Visitors descended on the province to view a raft of huge icebergs, many close enough to shore to easily get that photo of a lifetime.

Others are out on tour boats to get a closer look as the ice blocks drift past the Atlantic coast during the summer months.

Barry Rogers, owner of Iceberg Quest Ocean Tours, told CTV News Channel there’s “tons of icebergs and a good flow of tourists to view these beauties.”

“When we have a lot of onshore winds, which today for example we have about 30/35 knots of north northeast wind, that brings the icebergs ashore, that is the case right now,” Rogers said from Twillingate, N.L.

“We have a fair amount of icebergs all around the province.”

Rogers said around eight to ten icebergs were reachable from Twillingate, with around eight to 12 accessible from St. John’s.

The early arrival of the frozen formations is an economic boost to the area, Bonavista resident Eric Abbot told NTV News.

“This year has really started out early, it’s a real good year,” Bonavista resident Eric Abbot told NTV News.

“There’s massive icebergs in the area, they’re everywhere you look. They’re sure to bring people to the area and Bonavista is a beautiful spot to visit.”

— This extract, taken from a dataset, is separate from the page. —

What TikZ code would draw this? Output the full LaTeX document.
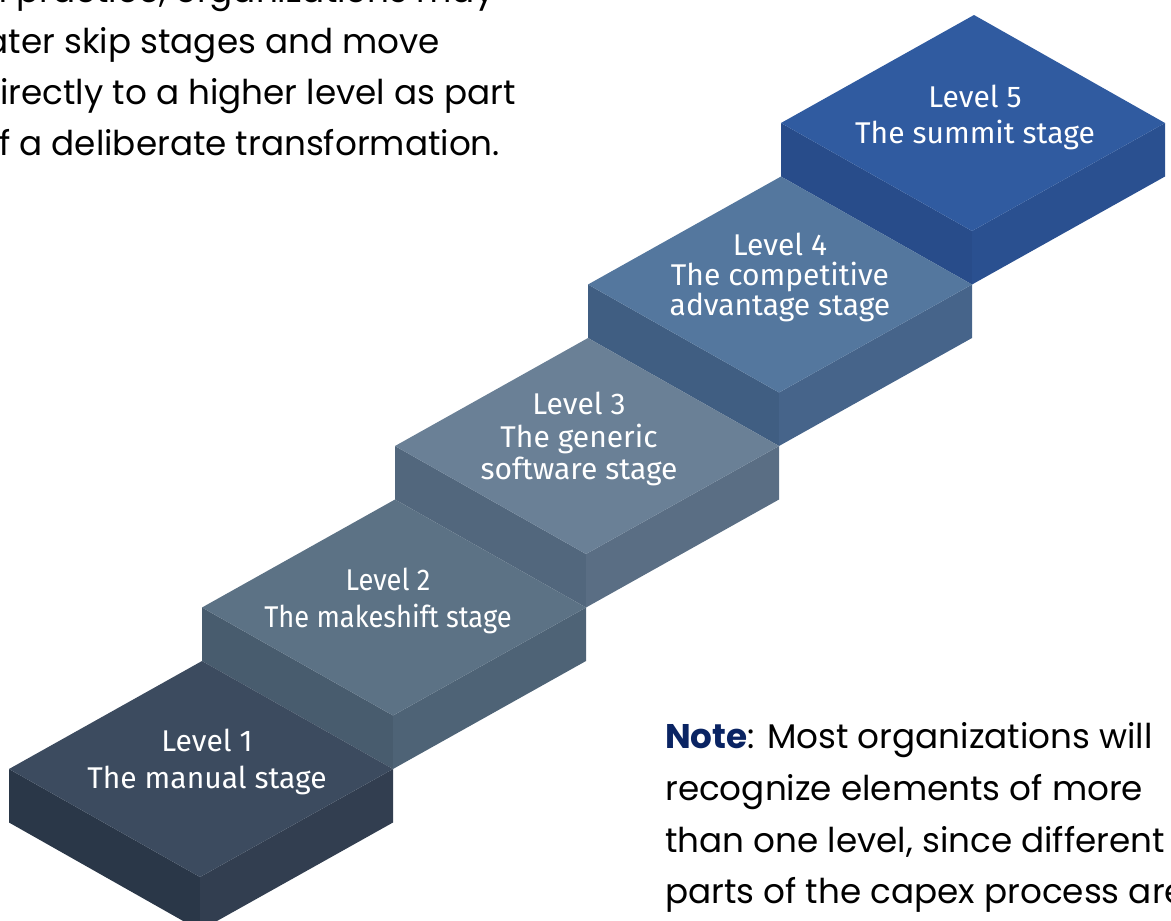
\documentclass[tikz,border=0pt]{standalone}
\usepackage{fontspec}
\setmainfont{Poppins}
\newfontfamily\lblfont{Fira Sans}
\newfontfamily\lblnarrow[FakeStretch=0.91]{Fira Sans}
\definecolor{sa}{HTML}{3C4B5F}\definecolor{sal}{HTML}{2A3748}\definecolor{sar}{HTML}{323E50}
\definecolor{sb}{HTML}{5C7285}\definecolor{sbl}{HTML}{485C6E}\definecolor{sbr}{HTML}{4E6376}
\definecolor{sc}{HTML}{6A8096}\definecolor{scl}{HTML}{52677D}\definecolor{scr}{HTML}{5A6E84}
\definecolor{sd}{HTML}{54779E}\definecolor{sdl}{HTML}{405E82}\definecolor{sdr}{HTML}{46648A}
\definecolor{se}{HTML}{305BA0}\definecolor{sel}{HTML}{284C8A}\definecolor{ser}{HTML}{2A5090}
\definecolor{navy}{HTML}{0A2463}
\newcommand\stair[5]{%
  \fill[#4] (#1,#2) -- ++(191,108) -- ++(0,53.5) -- ++(-191,-108) -- cycle;
  \fill[#5] (#1+191,#2+108) -- ++(193,-108) -- ++(0,53.5) -- ++(-193,108) -- cycle;
  \fill[#3] (#1,#2) -- ++(193,-108) -- ++(191,108) -- ++(-193,108) -- cycle;}
\tikzset{
  lbl/.style={text=white, align=center, inner sep=0pt},
  body/.style={anchor=base west, inner sep=0pt, text=black, font=\fontsize{25.65}{31}\selectfont}
}
\begin{document}
\begin{tikzpicture}[x=0.75pt,y=-0.75pt]
\useasboundingbox (0,0) rectangle (1171,921);
\clip (0,0) rectangle (1171,921);
\stair{781}{123}{se}{sel}{ser}
\stair{588}{284.5}{sd}{sdl}{sdr}
\stair{395}{446}{sc}{scl}{scr}
\stair{202}{607.5}{sb}{sbl}{sbr}
\stair{9}{769}{sa}{sal}{sar}
\node[lbl, font=\lblfont\fontsize{22.5}{27.75}\selectfont] (lv1) at (207,762) {Level 1\\The manual stage};
\node[lbl, font=\lblnarrow\fontsize{22.5}{27.75}\selectfont] (lv2) at (388,601) {Level 2\\The makeshift stage};
\node[lbl, font=\lblfont\fontsize{22.5}{24.4}\selectfont] (lv3) at (579,439) {Level 3\\The generic\\software stage};
\node[lbl, font=\lblfont\fontsize{22.5}{22.5}\selectfont] (lv4) at (780,277.5) {Level 4\\The competitive\\advantage stage};
\node[lbl, font=\lblfont\fontsize{22.5}{27}\selectfont] (lv5) at (975,117.5) {Level 5\\The summit stage};
\node[body] (t1) at (-23,2) {In practice, organizations may};
\node[body] (t2) at (-23,53) {later skip stages and move};
\node[body] (t3) at (-23,104) {directly to a higher level as part};
\node[body] (t4) at (-23,155) {of a deliberate transformation.};
\node[body] (n1) at (665,748) {{\bfseries\color{navy}Note}: Most organizations will};
\node[body] (n2) at (665,800) {recognize elements of more};
\node[body] (n3) at (665,852) {than one level, since different};
\node[body] (n4) at (665,903) {parts of the capex process are};
\end{tikzpicture}
\end{document}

Albertan visitor Dave Donahue gave a shout-out to friends in his home province, saying it was a great time to visit N.L. and that the people of Cape Bonavista are “super-friendly.”

“That’s one of our main reasons for our visit, to see the icebergs, we’re very very impressed,” Donahue told NTV News.

“Huge, a lot bigger than we anticipated, they’re just majestic and there’s no two alike.”

Iceberg season normally lasts from May to early July, Rogers said.

“Folks who come to view these beautiful glaciers are in awe of it all,” he added.

“It’s a great time right now, not just for us as a tour operator, but certainly for the province as well.

“Every time I go out they change and it kinds of mystifies myself and I’ve been looking at them for decades.”